The French Revolution in English Words

When the world changes, language changes. New things need new words, and the new words of a period betray the inventions of the age. The Vietnam War gave American English bong, poontang, and credibility gap.

You can follow the history of the English-speaking world by watching the new words flow by. The forties gave us genocide, quisling, crash-landing, debrief and cold war. The fifties gave us countdown, cosmonaut, sputnik and beatnik. The sixties gave us fast food, jetlag and fab. And so on through Watergate, yuppie, Britpop and pwned.

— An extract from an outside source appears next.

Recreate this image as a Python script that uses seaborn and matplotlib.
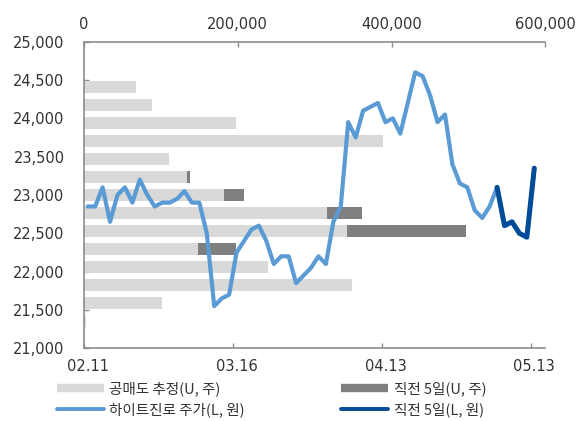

But nothing has ever been as new as the French Revolution, which was essentially a mob of new ideas armed with pitchforks and intent on murder. Every new event, every new idea, had to be rendered for the English-speaking world in new words that were being imported from the French. Each twist, turn, beheading and storming was reported a few days later in Britain and the course of history can be seen in the words that were imported from French.

1789 aristocrat

1790 sans culottes

1792 capitalist, regime, émigré

1793 disorganised, demoralised (meaning made immoral), guillotine

1795 terrorism (meaning government by terror)

1797 tricolore

And the tricolore, as we know, would survive both as a flag and a pizza topping. Moreover, the French contribution to the English language, which had been going on for centuries, would continue for centuries more.

About 30 per cent of English words come from French, though it depends, of course, on how you’re counting. This means that, though English is basically a Germanic language, we are, at least, one third romantic.